Starring David Chiang, Ti Lung, Ku Feng, Wong Chung, Chan Sing, Stanley Fung Sui-Fan, Bruce Tong Yim-Chaan, Wang Kuang-Yu, Cheng Lui, Chen Feng-Chen, Lau Gong, Yeung Chak-Lam, Bolo Yeung, Wong Pau-Gei, Lau Kar-Wing, Chan Chuen, Yau Lung

Directed by Chang Cheh

Expectations: Very high.

threehalfstar


The Deadly Duo is a thrilling martial arts film, but not necessarily for the reasons generally associated with the genre. The fights, always the highlight of any martial arts film, are thrown in almost as an afterthought in The Deadly Duo. There’s a lot of action, but the fights are never the knock-down, drag-out battles fans of the genre come in expecting. And this is kind of weird in a Chang Cheh film, the man known for creating and popularizing the knock-down, drag-out, bloody-as-hell fight scene. But that’s the thing with Chang Cheh, he was always searching for a different way to make what most people would call very similar films. And it is in this slight innovation that the film shines.

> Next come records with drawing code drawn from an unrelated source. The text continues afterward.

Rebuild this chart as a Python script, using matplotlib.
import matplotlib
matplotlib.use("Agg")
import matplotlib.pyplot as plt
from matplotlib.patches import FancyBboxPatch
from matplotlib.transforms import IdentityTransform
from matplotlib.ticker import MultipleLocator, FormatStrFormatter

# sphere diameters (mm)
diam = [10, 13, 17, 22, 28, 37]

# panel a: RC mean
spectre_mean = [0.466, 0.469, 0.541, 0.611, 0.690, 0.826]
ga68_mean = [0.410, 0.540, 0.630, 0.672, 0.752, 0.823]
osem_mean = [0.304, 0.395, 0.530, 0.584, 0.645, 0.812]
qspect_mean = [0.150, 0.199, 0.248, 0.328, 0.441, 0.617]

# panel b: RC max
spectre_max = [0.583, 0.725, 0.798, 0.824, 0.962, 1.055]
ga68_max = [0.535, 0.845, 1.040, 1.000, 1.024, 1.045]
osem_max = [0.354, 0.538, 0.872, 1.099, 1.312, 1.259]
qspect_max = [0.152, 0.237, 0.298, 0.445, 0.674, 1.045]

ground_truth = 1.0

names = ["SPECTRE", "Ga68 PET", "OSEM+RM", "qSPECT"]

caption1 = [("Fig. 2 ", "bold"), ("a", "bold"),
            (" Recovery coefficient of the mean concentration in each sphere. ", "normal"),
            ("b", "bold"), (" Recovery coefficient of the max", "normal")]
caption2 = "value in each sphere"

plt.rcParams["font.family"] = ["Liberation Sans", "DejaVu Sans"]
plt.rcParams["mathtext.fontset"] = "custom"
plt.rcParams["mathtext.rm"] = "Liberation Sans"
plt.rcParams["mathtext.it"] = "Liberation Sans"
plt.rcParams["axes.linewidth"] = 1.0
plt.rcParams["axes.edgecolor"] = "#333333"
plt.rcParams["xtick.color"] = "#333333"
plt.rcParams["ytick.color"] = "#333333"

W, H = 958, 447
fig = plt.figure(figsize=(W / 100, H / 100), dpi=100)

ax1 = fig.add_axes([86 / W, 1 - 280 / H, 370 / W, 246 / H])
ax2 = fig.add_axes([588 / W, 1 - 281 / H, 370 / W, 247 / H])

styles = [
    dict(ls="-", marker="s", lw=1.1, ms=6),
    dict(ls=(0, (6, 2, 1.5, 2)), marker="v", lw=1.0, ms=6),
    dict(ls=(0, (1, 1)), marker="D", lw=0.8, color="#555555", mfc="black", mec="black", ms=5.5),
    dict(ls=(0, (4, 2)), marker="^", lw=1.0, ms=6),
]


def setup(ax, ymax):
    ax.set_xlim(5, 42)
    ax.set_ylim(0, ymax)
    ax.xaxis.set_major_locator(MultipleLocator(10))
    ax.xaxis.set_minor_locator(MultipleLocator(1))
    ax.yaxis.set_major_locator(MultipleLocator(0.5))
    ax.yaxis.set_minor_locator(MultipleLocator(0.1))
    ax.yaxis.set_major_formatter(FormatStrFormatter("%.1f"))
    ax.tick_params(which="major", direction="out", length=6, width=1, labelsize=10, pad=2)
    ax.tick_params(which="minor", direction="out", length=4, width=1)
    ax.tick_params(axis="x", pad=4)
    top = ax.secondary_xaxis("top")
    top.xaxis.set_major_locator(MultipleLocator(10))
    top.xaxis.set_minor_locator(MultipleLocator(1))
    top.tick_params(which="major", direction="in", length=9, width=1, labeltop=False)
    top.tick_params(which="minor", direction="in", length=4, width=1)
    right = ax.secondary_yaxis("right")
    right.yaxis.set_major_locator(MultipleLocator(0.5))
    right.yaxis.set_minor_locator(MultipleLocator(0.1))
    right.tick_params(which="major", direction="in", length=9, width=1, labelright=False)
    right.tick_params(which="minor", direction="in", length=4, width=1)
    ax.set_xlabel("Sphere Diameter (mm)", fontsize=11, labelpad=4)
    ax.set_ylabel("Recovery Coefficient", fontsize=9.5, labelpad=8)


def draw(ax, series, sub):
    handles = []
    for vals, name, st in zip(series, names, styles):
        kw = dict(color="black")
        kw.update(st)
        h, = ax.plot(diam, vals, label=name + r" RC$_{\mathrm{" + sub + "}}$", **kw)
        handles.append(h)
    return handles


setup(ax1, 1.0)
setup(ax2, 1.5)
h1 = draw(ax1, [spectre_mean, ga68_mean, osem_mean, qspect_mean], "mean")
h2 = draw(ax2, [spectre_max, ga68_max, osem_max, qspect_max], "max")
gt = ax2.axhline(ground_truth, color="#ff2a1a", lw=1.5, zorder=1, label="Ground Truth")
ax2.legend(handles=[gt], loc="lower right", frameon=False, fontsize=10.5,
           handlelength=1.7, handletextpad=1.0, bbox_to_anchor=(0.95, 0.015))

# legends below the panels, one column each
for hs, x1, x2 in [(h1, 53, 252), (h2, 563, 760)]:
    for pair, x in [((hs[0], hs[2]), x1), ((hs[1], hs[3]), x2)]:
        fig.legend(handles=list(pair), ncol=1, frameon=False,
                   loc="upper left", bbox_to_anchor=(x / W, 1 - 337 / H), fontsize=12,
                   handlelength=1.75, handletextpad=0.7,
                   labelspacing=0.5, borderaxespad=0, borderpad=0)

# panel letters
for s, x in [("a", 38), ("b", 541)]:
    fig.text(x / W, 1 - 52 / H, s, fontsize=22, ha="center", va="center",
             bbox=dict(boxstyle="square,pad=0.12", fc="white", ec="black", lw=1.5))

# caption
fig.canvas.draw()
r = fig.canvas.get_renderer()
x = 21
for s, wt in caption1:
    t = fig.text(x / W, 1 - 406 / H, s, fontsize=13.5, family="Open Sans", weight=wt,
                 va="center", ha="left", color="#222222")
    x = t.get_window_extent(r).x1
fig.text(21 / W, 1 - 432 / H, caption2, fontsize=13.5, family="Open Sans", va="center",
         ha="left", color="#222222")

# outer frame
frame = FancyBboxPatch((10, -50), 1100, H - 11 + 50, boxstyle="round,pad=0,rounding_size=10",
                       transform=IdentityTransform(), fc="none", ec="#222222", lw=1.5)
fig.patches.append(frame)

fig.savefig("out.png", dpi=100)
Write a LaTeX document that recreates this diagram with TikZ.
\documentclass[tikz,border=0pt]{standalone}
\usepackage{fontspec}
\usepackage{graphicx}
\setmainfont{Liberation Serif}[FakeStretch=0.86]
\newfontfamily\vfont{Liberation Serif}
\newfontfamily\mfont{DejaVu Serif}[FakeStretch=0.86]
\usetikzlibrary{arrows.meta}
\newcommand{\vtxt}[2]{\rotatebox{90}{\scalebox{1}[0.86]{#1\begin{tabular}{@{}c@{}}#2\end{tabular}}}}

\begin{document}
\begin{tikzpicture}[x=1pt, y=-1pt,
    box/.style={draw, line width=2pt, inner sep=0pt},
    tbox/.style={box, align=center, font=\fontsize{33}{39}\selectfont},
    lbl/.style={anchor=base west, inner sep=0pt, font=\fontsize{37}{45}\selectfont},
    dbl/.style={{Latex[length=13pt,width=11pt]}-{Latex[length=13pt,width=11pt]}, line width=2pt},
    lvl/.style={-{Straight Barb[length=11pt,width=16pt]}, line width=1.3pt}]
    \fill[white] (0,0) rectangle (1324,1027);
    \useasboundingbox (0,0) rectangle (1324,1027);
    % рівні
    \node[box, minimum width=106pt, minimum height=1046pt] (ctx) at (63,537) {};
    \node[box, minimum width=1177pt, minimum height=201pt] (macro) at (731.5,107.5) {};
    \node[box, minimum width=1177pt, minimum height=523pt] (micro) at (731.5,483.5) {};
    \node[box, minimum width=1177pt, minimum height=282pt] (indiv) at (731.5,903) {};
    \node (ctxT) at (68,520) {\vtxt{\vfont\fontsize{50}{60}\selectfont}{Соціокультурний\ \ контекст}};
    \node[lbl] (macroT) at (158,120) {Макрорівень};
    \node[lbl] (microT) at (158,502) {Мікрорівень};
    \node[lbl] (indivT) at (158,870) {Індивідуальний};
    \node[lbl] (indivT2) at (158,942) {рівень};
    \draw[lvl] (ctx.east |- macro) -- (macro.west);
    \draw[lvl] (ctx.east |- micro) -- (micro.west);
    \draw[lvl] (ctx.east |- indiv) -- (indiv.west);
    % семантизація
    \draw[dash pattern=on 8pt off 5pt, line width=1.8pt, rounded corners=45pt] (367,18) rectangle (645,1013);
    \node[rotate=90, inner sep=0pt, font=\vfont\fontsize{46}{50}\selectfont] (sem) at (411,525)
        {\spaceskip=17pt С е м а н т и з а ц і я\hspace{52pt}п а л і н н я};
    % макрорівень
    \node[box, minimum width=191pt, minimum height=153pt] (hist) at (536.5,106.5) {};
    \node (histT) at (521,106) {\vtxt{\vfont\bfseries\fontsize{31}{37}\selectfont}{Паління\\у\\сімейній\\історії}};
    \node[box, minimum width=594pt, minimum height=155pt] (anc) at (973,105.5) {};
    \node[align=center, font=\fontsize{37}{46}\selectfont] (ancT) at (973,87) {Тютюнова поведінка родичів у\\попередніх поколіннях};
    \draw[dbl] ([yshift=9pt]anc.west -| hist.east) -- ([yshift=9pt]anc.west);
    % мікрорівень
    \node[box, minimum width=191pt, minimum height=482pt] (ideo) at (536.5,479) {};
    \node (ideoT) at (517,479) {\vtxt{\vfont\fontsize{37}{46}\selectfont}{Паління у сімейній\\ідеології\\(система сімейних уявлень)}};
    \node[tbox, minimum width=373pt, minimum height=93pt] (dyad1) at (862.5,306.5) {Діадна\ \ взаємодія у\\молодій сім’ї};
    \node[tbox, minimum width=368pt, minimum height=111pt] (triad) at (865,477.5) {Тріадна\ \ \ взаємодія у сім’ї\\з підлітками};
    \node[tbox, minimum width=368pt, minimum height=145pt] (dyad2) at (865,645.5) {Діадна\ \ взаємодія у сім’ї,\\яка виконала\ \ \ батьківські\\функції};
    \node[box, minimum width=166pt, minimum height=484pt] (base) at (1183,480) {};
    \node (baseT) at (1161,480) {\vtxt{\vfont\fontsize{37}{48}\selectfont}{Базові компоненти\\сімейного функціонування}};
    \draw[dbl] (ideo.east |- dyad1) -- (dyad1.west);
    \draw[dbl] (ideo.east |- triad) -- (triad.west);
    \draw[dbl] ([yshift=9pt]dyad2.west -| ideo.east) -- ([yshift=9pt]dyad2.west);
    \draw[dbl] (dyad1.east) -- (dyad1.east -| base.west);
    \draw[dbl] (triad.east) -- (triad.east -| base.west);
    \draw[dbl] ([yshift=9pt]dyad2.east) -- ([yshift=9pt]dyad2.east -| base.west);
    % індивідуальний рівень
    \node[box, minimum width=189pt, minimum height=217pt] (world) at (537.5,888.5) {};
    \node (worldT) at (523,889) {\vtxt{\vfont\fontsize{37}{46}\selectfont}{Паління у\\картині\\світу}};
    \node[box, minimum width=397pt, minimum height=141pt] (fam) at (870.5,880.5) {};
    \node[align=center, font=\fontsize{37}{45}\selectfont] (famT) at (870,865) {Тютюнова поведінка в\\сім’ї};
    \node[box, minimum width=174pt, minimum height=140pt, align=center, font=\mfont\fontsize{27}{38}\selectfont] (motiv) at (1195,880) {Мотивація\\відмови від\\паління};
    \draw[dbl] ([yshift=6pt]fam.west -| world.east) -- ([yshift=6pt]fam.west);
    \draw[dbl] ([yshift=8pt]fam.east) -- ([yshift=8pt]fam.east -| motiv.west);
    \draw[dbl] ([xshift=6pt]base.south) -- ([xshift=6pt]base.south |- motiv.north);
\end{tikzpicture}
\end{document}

The Deadly Duo is the first film in my Shaw Brothers review series to feature a group of fighters based on the five Chinese elements or Wu Xing. They are collectively known as the “Five Elements Great Fighters.” The group consists of River Dragon (Bolo Yeung), Golden Demon, Fire Demon Lui, and… Unfortunately, the wood and earth guys didn’t get cool names of their own in the subtitles, but the HKMDB entry lists them as Leopard and Mole. These five amazing fighters all work for the invading Ching forces, who have kidnapped the Sung Prince Kang. We are told at the beginning of the film that Kang later escaped and went on to become the first emperor of the Southern Sung Dynasty, so the end of our film is already laid out for us.